In Cologne, the German segment of the CIVIL warS has already been running for two months, with tickets only at scalpers’ prices. The Netherlands segment has run in Rotterdam and Paris, also in sold-out houses. Japan’s segment is ready to go, as is a section produced in France. An American section, including betweenscenes interludes staged to music by David Byrne, of Talking Heads, is in rehearsal in Minneapolis and is scheduled to premiere April 26. It was planned to all come together in Los Angeles this summer as America’s entry in an arts-festival counterpart to the Olympic Games... a homecoming for our own Robert Wilson, a message to the creative world that America, too, knows its major innovative artists and shows their work proudly. Now, however, just as the Roman flank of the CIVIL warS falls into place, Wilson has in his pocket a cable from the Los Angeles Olympic Organizing Committee: the CIVIL warS will not be waged—not in Los Angeles, at any rate, where it would cost an estimated $2.6 million to present the complete work. Seven hundred thousand dollars was raised from public, private, and corporate sources—including $200,000 from the L. A.O.O.C. —and another $700,000 was projected for potential box-office and benefit returns. That still left a $1.2 million deficit.

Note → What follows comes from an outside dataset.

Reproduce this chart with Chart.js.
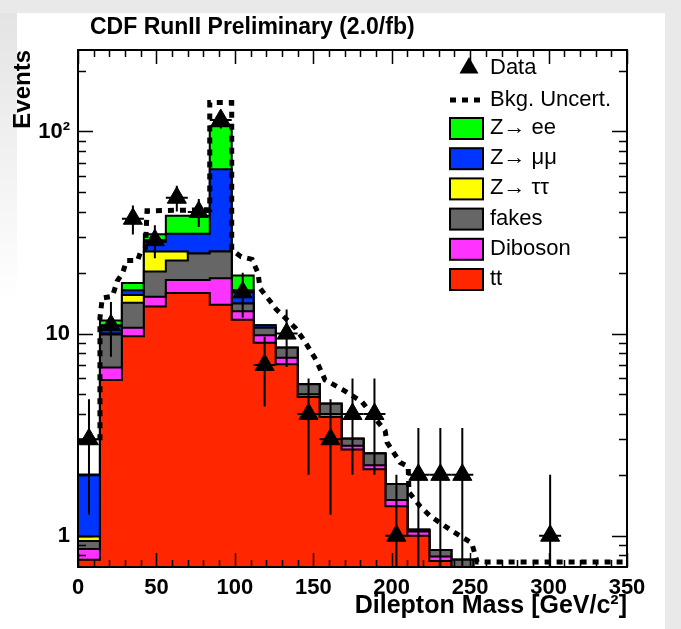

Still later we sit around a rickety table in a run-down hotel, all of us, Wilson and Glass included, exhilarated by the quiet beauty of what we’ve seen and heard, stunned by the news from Los Angeles. For Wilson it’s simply the latest put-down in an ongoing unrequited love affair with the land of his birth. Meanwhile, he’s going broke, one of this century’s major artists, only a few months out of debt from the 1976 productions of Einstein on the Beach (another collaboration with Glass) at the Metropolitan Opera; now he’s even had to sell his original sketches for the CIVIL warS and put himself in debt again just to cover preproduction expenses. “Bob Fitzpatrick [head of the Olympic Arts Festival] approached me three years ago. Now he’s canceled two days ahead of our funding deadline. He’d already haggled the running time from twelve hours down to eight, but somewhere along the line he decided he just didn’t want it to happen in any way or shape. ’ ’
“I don’t think it’s Fitzpatrick,” someone else chimes in. “After all, he’s the head of California Institute of the Arts, as progressive a school as you’ll find. I think the people above Fitzpatrick got scared. All they knew about was a twelve-hour opera, with modem music, including electronic, and a crackpot title. All they saw was overtime, empty seats, huge financial losses. Someone spread the story that it was going to cost the Olympics some astronomical sum—$ 13 and $ 14 million have been going around. It was a lie, but it blended in with all those other half-truths.”
“You want the real figures?” asks Wilson. “By the time all the foreign segments were produced, transported to Los Angeles, and with salaries and accommodations figured in, the six countries would have spent a total of just over three million. Every country raised its share with no trouble, either from governmental arts funding or, in Japan, from private sources: a kimono manufacturer and the head of a hamburger chain who wants a toehold in the States. When I needed cash for a deposit to reserve the Shrine Auditorium, I got it from France, no questions asked.”
It’s the old runaround. Where Wilson is known, in Germany and France and the Netherlands, where he regularly produces spellbinding theater art that remains in the repertories of major houses and draws cheering crowds, he writes his own ticket. In the United States, where no major Wilson creation has been seen in eight years, he remains an outsider, exiled for a daring which is extreme even by Olympic standards. After the cancellation of the CIVIL warS, several European critics raised the question of America’s cultural integrity, asking along the way how it happens that while most nations, through government and/or private sources, are able to Finance their own cultural teams at the Olympic Arts Festival—England’s Royal Shakespeare Company, France’s avantgarde Theatre du Soleil, several extraordinary groups from Japan—the host nation cannot or will not do the same. Well might they ask, and wonder, too, about those millions already raised abroad. And about the down payment on six weeks’ time at the Shrine Auditorium.
Embarrassment enough? No; consider that little Cologne, where the magic of Bob Wilson’s radiant theatrical lyricism has filled its Schauspielhaus with cheers week after week, has announced that the complete, unadulterated CIVIL warS in all its arrogant glory is more than welcome. That Robert Wilson’s art deserves a showcase in his own country is, I hope, beyond argument. Whether his own country deserves Bob Wilson or his art is, however, open to argument.